* Begin PROVIDED RECORDS *
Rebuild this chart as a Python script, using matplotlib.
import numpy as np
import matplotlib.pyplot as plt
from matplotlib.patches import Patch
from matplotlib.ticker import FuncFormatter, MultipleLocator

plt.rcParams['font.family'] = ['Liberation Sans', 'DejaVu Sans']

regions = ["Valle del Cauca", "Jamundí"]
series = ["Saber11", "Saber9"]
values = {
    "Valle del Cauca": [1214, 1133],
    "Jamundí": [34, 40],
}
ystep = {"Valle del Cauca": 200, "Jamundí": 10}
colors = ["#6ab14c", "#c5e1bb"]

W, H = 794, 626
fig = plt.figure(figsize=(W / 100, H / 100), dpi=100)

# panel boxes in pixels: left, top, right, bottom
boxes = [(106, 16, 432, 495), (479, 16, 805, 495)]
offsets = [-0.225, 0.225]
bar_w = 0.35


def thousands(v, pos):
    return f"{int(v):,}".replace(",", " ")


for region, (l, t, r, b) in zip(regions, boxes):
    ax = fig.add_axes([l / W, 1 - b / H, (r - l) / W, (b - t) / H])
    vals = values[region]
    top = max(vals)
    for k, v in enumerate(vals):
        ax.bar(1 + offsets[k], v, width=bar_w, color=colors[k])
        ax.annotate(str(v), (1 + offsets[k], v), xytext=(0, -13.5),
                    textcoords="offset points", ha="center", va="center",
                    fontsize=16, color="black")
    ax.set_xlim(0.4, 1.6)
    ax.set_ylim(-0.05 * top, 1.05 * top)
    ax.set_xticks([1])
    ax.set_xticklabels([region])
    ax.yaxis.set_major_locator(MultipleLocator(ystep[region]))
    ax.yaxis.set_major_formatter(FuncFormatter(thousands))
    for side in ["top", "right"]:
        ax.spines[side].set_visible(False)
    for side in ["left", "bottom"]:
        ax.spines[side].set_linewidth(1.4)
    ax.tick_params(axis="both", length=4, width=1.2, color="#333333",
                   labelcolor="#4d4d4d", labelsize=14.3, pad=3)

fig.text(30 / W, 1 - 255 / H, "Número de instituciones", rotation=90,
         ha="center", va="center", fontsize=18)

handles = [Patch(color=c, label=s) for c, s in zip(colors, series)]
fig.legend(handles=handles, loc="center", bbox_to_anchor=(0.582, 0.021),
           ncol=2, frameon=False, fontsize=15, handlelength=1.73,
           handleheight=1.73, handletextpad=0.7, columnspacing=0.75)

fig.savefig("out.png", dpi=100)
* End PROVIDED RECORDS *
* Begin PROVIDED RECORDS *
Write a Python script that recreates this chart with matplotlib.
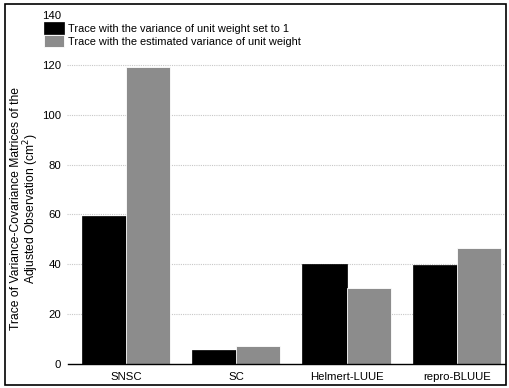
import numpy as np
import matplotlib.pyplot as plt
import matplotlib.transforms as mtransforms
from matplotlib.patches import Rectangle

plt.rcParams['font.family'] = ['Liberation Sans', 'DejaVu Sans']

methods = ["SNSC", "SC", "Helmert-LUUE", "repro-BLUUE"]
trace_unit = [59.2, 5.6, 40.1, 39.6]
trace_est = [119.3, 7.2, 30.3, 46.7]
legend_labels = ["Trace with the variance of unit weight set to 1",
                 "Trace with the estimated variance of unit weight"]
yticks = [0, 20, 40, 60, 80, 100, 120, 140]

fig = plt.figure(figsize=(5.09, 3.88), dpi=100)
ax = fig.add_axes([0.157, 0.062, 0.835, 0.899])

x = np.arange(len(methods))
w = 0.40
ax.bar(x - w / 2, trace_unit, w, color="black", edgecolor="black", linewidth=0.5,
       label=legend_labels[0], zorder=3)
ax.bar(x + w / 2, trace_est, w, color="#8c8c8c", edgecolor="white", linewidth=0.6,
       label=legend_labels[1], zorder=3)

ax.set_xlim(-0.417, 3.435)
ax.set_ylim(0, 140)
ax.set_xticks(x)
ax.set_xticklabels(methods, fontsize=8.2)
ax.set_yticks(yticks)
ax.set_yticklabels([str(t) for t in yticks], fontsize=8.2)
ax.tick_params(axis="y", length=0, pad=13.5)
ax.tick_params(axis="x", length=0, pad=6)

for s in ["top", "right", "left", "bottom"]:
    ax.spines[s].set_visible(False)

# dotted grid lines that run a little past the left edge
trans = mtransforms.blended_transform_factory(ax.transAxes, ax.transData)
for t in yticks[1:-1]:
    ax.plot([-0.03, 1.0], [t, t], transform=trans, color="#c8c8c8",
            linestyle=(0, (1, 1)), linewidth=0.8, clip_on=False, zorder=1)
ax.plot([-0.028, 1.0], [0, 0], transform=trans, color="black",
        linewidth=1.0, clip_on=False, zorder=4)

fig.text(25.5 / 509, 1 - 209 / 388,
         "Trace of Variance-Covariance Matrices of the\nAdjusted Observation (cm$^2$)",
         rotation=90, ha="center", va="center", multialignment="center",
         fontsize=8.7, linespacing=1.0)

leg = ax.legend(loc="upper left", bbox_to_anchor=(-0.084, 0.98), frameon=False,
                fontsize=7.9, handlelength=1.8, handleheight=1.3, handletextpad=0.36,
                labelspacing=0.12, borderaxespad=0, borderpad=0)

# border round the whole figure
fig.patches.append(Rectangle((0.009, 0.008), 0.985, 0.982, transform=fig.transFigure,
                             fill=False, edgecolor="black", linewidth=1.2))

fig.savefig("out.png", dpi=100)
* End PROVIDED RECORDS *
* Begin PROVIDED RECORDS *
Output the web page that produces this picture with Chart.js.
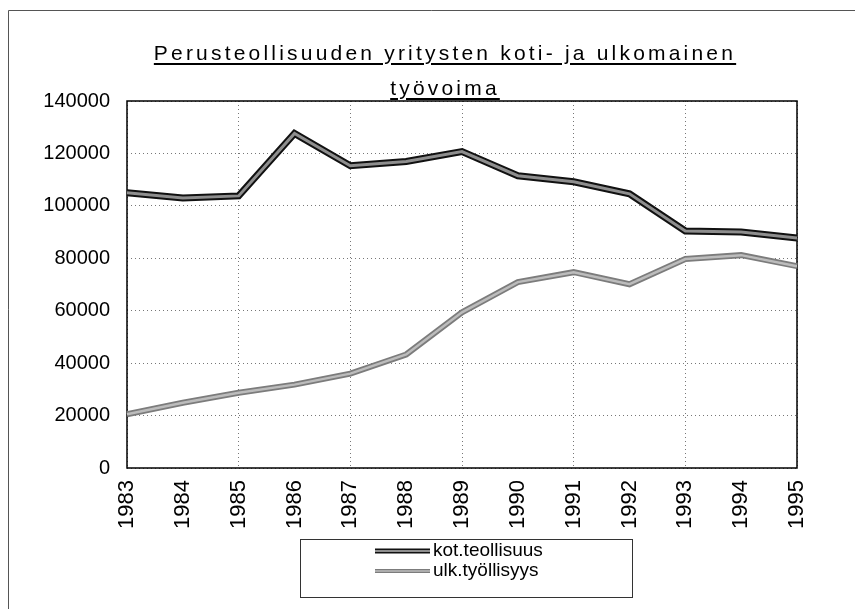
* End PROVIDED RECORDS *
◆ INSTRUCTIONS TO FOLLOW
Reproduce the data above exactly, but only from the line containing "Write a Python" through the line containing "from matplotlib.patches import Rectangle"; skip the pictures.

◆ EXPECTED ANSWER
Write a Python script that recreates this chart with matplotlib.
import numpy as np
import matplotlib.pyplot as plt
import matplotlib.transforms as mtransforms
from matplotlib.patches import Rectangle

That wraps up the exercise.